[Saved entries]
- - - -

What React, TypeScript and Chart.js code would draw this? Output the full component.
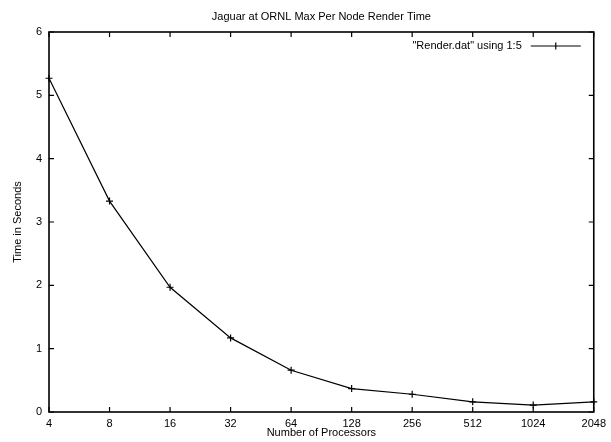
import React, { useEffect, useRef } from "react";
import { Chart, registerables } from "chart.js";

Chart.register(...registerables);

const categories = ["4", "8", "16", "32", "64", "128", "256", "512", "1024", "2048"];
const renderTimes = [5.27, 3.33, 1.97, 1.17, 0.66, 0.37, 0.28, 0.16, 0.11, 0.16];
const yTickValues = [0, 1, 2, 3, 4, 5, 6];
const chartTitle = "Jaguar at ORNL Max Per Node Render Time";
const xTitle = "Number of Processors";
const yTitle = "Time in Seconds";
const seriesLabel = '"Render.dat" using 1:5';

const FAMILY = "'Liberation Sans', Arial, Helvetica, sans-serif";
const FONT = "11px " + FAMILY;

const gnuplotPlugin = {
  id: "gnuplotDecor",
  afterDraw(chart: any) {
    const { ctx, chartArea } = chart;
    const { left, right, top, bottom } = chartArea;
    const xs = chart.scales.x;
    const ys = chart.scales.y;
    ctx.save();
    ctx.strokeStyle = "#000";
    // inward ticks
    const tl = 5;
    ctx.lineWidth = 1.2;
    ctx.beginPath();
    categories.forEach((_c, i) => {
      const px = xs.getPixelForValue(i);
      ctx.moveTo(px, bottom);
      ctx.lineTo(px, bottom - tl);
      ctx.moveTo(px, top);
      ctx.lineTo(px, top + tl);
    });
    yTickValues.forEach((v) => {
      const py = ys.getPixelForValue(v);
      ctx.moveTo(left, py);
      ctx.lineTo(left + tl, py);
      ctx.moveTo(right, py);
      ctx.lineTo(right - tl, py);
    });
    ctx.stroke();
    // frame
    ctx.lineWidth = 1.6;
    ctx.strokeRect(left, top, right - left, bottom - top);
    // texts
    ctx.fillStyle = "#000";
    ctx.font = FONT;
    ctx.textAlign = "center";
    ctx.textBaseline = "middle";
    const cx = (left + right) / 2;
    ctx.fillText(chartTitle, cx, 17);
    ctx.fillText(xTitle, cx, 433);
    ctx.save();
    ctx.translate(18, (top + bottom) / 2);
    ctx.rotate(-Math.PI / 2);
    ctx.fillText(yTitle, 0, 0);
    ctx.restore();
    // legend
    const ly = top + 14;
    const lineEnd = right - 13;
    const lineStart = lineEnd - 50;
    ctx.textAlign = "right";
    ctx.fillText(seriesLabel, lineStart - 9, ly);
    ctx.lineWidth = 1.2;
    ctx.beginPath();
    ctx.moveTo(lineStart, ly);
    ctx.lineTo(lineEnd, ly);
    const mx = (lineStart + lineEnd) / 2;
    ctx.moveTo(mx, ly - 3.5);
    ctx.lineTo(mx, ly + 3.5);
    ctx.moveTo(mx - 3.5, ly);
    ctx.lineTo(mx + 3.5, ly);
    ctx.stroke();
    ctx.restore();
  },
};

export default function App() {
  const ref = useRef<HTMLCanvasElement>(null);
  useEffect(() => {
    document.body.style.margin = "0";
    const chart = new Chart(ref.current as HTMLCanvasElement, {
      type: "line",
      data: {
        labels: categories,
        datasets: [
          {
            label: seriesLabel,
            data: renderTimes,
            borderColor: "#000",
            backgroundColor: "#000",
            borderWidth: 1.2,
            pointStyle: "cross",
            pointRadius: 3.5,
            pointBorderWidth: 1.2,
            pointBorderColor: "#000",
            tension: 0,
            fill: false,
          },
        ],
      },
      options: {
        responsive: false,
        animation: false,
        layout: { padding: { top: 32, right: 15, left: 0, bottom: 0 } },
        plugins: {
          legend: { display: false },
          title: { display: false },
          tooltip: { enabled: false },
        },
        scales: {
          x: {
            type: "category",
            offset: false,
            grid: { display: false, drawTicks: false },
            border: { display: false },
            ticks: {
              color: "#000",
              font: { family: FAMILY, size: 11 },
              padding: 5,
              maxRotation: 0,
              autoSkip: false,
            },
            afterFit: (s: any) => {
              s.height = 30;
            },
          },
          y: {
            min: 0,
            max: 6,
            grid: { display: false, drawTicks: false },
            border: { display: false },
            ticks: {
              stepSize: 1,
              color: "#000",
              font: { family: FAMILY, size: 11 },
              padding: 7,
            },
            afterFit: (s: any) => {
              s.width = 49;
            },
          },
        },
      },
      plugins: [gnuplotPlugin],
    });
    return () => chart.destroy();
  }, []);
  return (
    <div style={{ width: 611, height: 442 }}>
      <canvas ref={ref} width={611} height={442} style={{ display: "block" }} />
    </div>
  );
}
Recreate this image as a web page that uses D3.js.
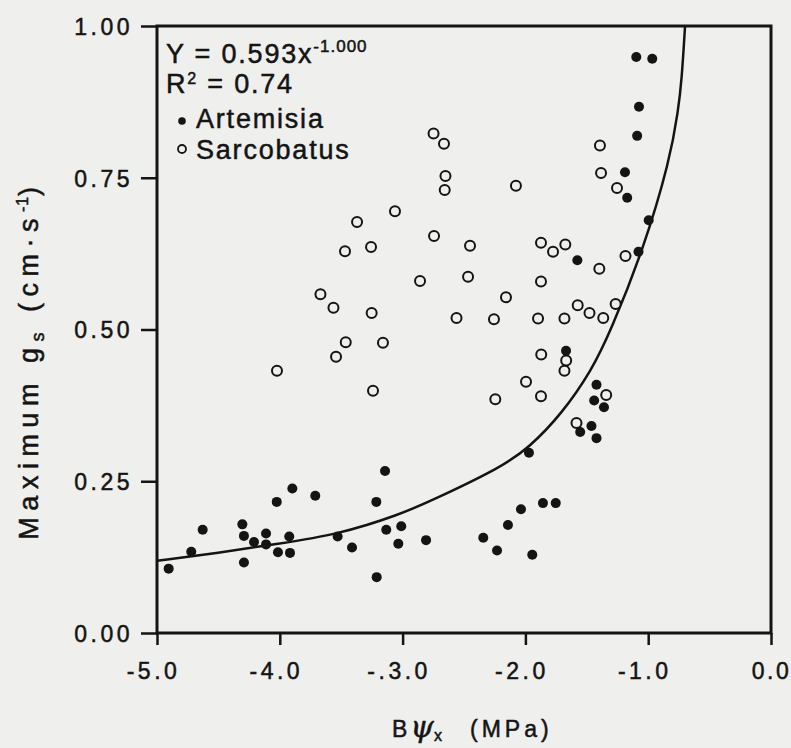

- - - -

Task to complete: Return all lines of the material above in which the word "React" occurs.

Reply:
What React, TypeScript and Chart.js code would draw this? Output the full component.
import React, { useEffect, useRef } from "react";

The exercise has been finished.